In one case, Cude let a single independent retailer pick every line item for Sedan’s 4-inch annual program. That might seem crazy, but from his perspective, there was little to lose and a lot to gain.
“The year before, we dumped nearly 80 percent of our 4-inch annuals. The program was a dud,” he says. “This retailer was one of the biggest garden centers in Oklahoma. They had a TV show every Saturday morning promoting their varieties. Won’t everyone else want those varieties, too?”
In the end, that’s exactly what happened. Sedan’s sales in the category increased by 10 times the first year.
“We went from a tiny number to a not-so-tiny number, but it was a phenomenal increase for us,” Cude says. “We tried to get more independent retail customers for eight years before we figured it out. We failed because we always tried to get the customers to buy what we were producing. When we started producing what they wanted to buy, stuff started changing. There’s no secret formula, we should all know that. But that’s where it changed for us.”
Adapting To A New Reality
As Sedan Floral heads into 2014, it remains a family business. Jonathan has been joined by his brother, Jeremy, who oversees growing among other duties and by his mother Kathy, a former Syngenta sales rep who leads sales and production planning. His father Gary remains active, as well.
Production is back to around 70 percent of its peak a decade ago. No single customer is larger than 6 to 7 percent of the operation’s total sales. That steady, deliberate pace is fine with Cude.
“My goal is to be as big as we need to be,” he says. “If we can continue to add customers and take care of them in the way we’re currently servicing them with our current quality, I don’t care if we’re 5 acres or 500 acres. I don’t want to grow to a position that we start getting sloppy. As long as we adhere to the business model that’s in place, we’re fine. We are profitable at the level of sales we have.”
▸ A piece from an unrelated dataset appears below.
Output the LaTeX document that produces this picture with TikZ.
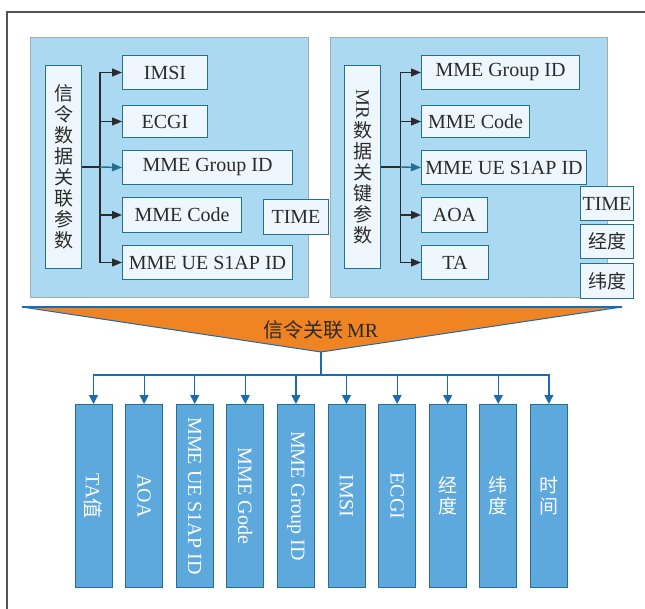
\documentclass[tikz,border=0pt]{standalone}
\usepackage{fontspec}
\setmainfont{Liberation Serif}
\newfontfamily\cjk{Noto Sans CJK SC}
\usepackage{xcolor}
\usetikzlibrary{arrows.meta,positioning,calc}

\definecolor{panelblue}{HTML}{ABD9F2}
\definecolor{panelgray}{HTML}{A3ABB1}
\definecolor{boxfill}{HTML}{EEF7FD}
\definecolor{boxline}{HTML}{24708F}
\definecolor{barfill}{HTML}{5DA8DC}
\definecolor{busblue}{HTML}{1B6BB3}
\definecolor{mrorange}{HTML}{F08422}
\definecolor{inkgray}{HTML}{2B2B2B}

\newcommand{\vtxt}[1]{\rotatebox{-90}{#1}}

\begin{document}
\begin{tikzpicture}[x=1pt, y=-1pt,
    every node/.style={font=\fontsize{20}{22}\selectfont, text=inkgray, inner sep=0pt},
    panel/.style={fill=panelblue, draw=panelgray, line width=1pt},
    param/.style={draw=boxline, fill=boxfill, line width=1pt, anchor=north west},
    cjkcol/.style={font=\fontsize{19}{21}\selectfont\cjk, align=center},
    bar/.style={draw=boxline, fill=barfill, line width=1pt, anchor=north,
        minimum width=37pt, minimum height=183pt, text=white},
    link/.style={draw=inkgray, line width=1.4pt, -{Triangle[length=10pt,width=8pt]}},
    buslink/.style={draw=busblue, line width=1.2pt, -{Triangle[length=9pt,width=9pt]}}]
    \useasboundingbox (0,0) rectangle (645,609);
    % frame
    \draw[inkgray!80, line width=1.5pt] (645,12) -- (7,12) -- (7,609);

    % signalling parameters
    \draw[panel] (30,38) rectangle (308,298);
    \node[param, minimum width=36pt, minimum height=203pt, cjkcol] (sigkey) at (45,65)
        {信\\令\\数\\据\\关\\联\\参\\数};
    \node[param, minimum width=85pt, minimum height=34pt] (simsi) at (122,55) {IMSI};
    \node[param, minimum width=85pt, minimum height=32pt] (secgi) at (122,105) {ECGI};
    \node[param, minimum width=170pt, minimum height=34pt] (sgid) at (122,150) {MME Group ID};
    \node[param, minimum width=119pt, minimum height=35pt] (scode) at (122,197) {MME Code};
    \node[param, minimum width=170pt, minimum height=34pt] (sueid) at (122,245) {MME UE S1AP ID};
    \node[param, minimum width=65pt, minimum height=35pt] (stime) at (263,199) {TIME};
    \coordinate (sj) at (100,167);
    \draw[inkgray, line width=1.4pt] (sigkey.east |- sj) -- (sj);
    \foreach \b in {simsi,secgi,scode,sueid}
        \draw[link] (sj) |- (\b.west);
    \draw[link, draw=boxline] (sj) -- (sgid.west);

    % MR parameters
    \draw[panel] (330,38) rectangle (607,298);
    \node[param, minimum width=36pt, minimum height=203pt, cjkcol] (mrkey) at (344,65)
        {\vtxt{\rmfamily MR}\\[2pt]数\\据\\关\\键\\参\\数};
    \node[param, minimum width=158pt, minimum height=34pt] (mgid) at (421,55) {MME Group ID};
    \node[param, minimum width=108pt, minimum height=32pt] (mcode) at (421,105) {MME Code};
    \node[param, minimum width=165pt, minimum height=34pt] (mueid) at (421,150) {MME UE S1AP ID};
    \node[param, minimum width=66pt, minimum height=35pt] (maoa) at (421,197) {AOA};
    \node[param, minimum width=67pt, minimum height=34pt] (mta) at (421,245) {TA};
    \node[param, minimum width=53pt, minimum height=34pt] (mtime) at (580,186) {TIME};
    \node[param, minimum width=53pt, minimum height=34pt, font=\fontsize{19}{21}\selectfont\cjk] (mlon) at (580,224) {经度};
    \node[param, minimum width=53pt, minimum height=35pt, font=\fontsize{19}{21}\selectfont\cjk] (mlat) at (580,263) {纬度};
    \coordinate (mj) at (400.5,167);
    \draw[inkgray, line width=1.4pt] (mrkey.east |- mj) -- (mj);
    \foreach \b in {mgid,mcode,maoa,mta}
        \draw[link] (mj) |- (\b.west);
    \draw[link, draw=boxline] (mj) -- (mueid.west);

    % merge into signalling-associated MR
    \coordinate (tl) at (22,307);
    \coordinate (tr) at (622,307);
    \coordinate (apex) at (321,352);
    \draw[fill=mrorange, draw=busblue, line width=1pt] (tl) -- (tr) -- (apex) -- cycle;
    \draw[busblue, line width=2pt] (tl) -- (tr);
    \node (mrlabel) at (321,330) {{\cjk 信令关联}\,MR};

    % output fields
    \node[bar] (b1) at (93.5,404) {\vtxt{TA{\cjk 值}}};
    \node[bar] (b2) at (144.1,404) {\vtxt{AOA}};
    \node[bar] (b3) at (194.7,404) {\vtxt{MME UE S1AP ID}};
    \node[bar] (b4) at (245.3,404) {\vtxt{MME Gode}};
    \node[bar] (b5) at (295.9,404) {\vtxt{MME Group ID}};
    \node[bar] (b6) at (346.5,404) {\vtxt{IMSI}};
    \node[bar] (b7) at (397.1,404) {\vtxt{ECGI}};
    \node[bar, cjkcol, text=white] (b8) at (447.7,404) {经\\度};
    \node[bar, cjkcol, text=white] (b9) at (498.3,404) {纬\\度};
    \node[bar, cjkcol, text=white] (b10) at (548.9,404) {时\\间};
    \coordinate (bus) at (321,375);
    \foreach \i in {1,...,10}
        \draw[buslink] (apex) -- (bus) -| (b\i.north);
\end{tikzpicture}
\end{document}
Margins, top-line sales and profit dollars aren’t what they were in 2000, but Cude is learning to forget about all of that and deal with the market as it is.
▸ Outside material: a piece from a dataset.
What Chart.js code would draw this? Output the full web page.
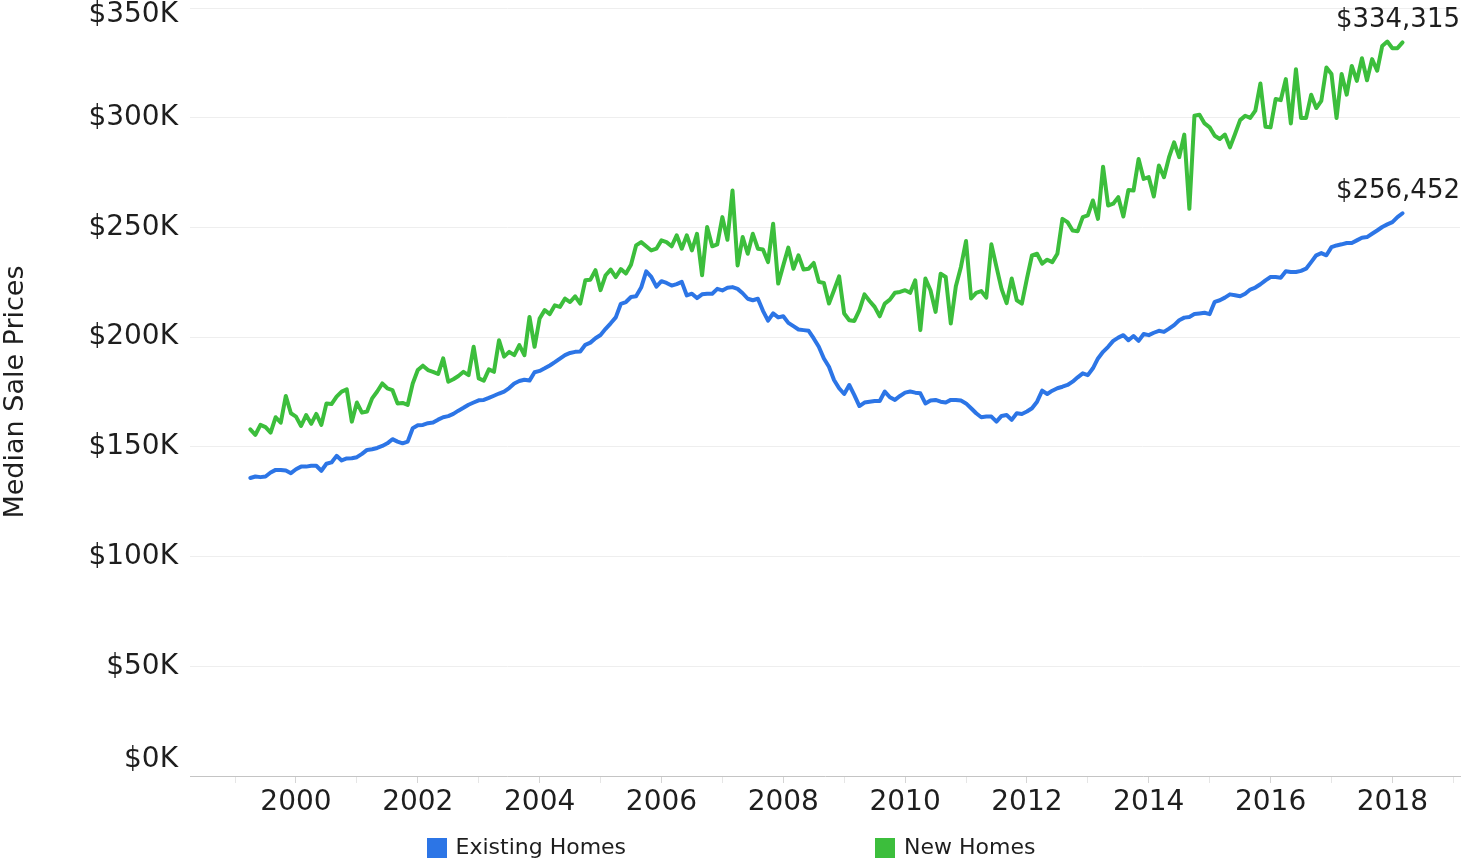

“The big margins, big money, big payout, big everything aren’t a part of reality for us anymore,” he says. “This is the new reality and it’s not that bad. We’re making money. We’re investing in our company. We’re growing our company.”
Can other growers who find themselves in a similar position have an equally successful transition to a new model and customer base? Cude says it’s incredibly hard work, but it can be done.
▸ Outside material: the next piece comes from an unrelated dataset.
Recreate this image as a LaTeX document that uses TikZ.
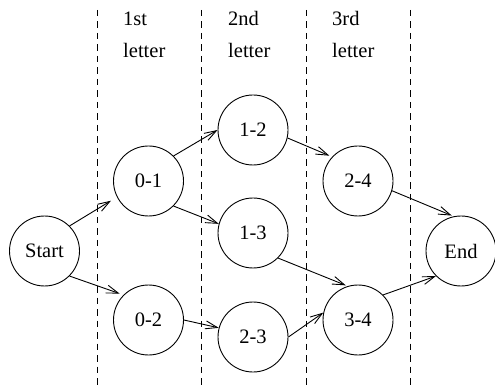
\documentclass[tikz,border=0pt]{standalone}
\usepackage{fontspec}
\setmainfont{Liberation Serif}
\usetikzlibrary{arrows.meta}
\begin{document}
\begin{tikzpicture}[x=1pt,y=-1pt,
  st/.style={circle,draw,line width=0.9pt,minimum size=70pt,inner sep=0pt,font=\fontsize{20.5}{24}\selectfont},
  lbl/.style={anchor=base west,inner sep=0pt,font=\fontsize{20.5}{24}\selectfont},
  arr/.style={line width=0.9pt,-{Straight Barb[length=12pt,width=8pt,line width=0.9pt]}},
  sep/.style={line width=0.9pt,dash pattern=on 6.5pt off 5pt}]
\useasboundingbox (0,0) rectangle (495,387);
\foreach \x/\n in {97/d1,201/d2,306/d3,410/d4}{
  \coordinate (\n t) at (\x,10);
  \coordinate (\n b) at (\x,387);
  \draw[sep] (\n t) -- (\n b);
}
\node[lbl] (l1a) at (123,26) {1st};
\node[lbl] (l1b) at (123,58) {letter};
\node[lbl] (l2a) at (228,26) {2nd};
\node[lbl] (l2b) at (228,58) {letter};
\node[lbl] (l3a) at (332,26) {3rd};
\node[lbl] (l3b) at (332,58) {letter};

\node[st] (s) at (44.5,251) {Start};
\node[st] (a01) at (148.5,181) {0-1};
\node[st] (a02) at (148.5,320) {0-2};
\node[st] (b12) at (253,130) {1-2};
\node[st] (b13) at (253,233) {1-3};
\node[st] (b23) at (253,337) {2-3};
\node[st] (c24) at (358,181) {2-4};
\node[st] (c34) at (358,320) {3-4};
\node[st] (e) at (461,251) {End};

\draw[arr,shorten >=7pt] (s.45) -- (a01.207);
\draw[arr,shorten >=4pt] (s.-45) -- (a02.135);
\draw[arr] (a01.45) -- (b12.180);
\draw[arr] (a01.-45) -- (b13.165);
\draw[arr] (a02.0) -- (b23.165);
\draw[arr,shorten >=3pt] (b12.-13) -- (c24.137);
\draw[arr,shorten >=2pt] (b13.-45) -- (c34.107);
\draw[arr] (b23.0) -- (c34.168);
\draw[arr,shorten >=2pt] (c24.-16) -- (e.102);
\draw[arr] (c34.45) -- (e.225);
\end{tikzpicture}
\end{document}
“If the current business model you’re using fails to work, be willing to stop, press reset on your brain, erase everything and start over,” he says. “Build a new idea from the ground up. If it’s successful, don’t let it go. If you have a definition of quality you want to hold, hold it. Don’t retreat for the sake of gaining more business or cutting costs.”
“Be open to change,” Cude says. “It’s cliché. Everybody says it. But that’s what we did. And it’s working.”
3 Steps To Avoiding Disaster
Sedan Floral’s second act — abandoning its chain store model and reinventing itself to service primarily independent retailers — is impressive. But it’s a story that was written almost out of desperation. President/CEO Jonathan Cude offers three lessons he and his business have learned that may help other growers avoid the problems Sedan faced.
1. Prepare for the worst. Where possible, build a reserve of funds you can tap to carry you through the loss of a major customer or customers.
2. Spread your risk. There are exceptions, of course, but most growers will benefit from a variety of customers, product categories and market regions.
3. Be open to change. If you don’t see a clear path to long-term success with your business model, be willing to set aside years of history and adjust to one that will. As business conditions and customers change over time, operations need to grow and evolve to survive.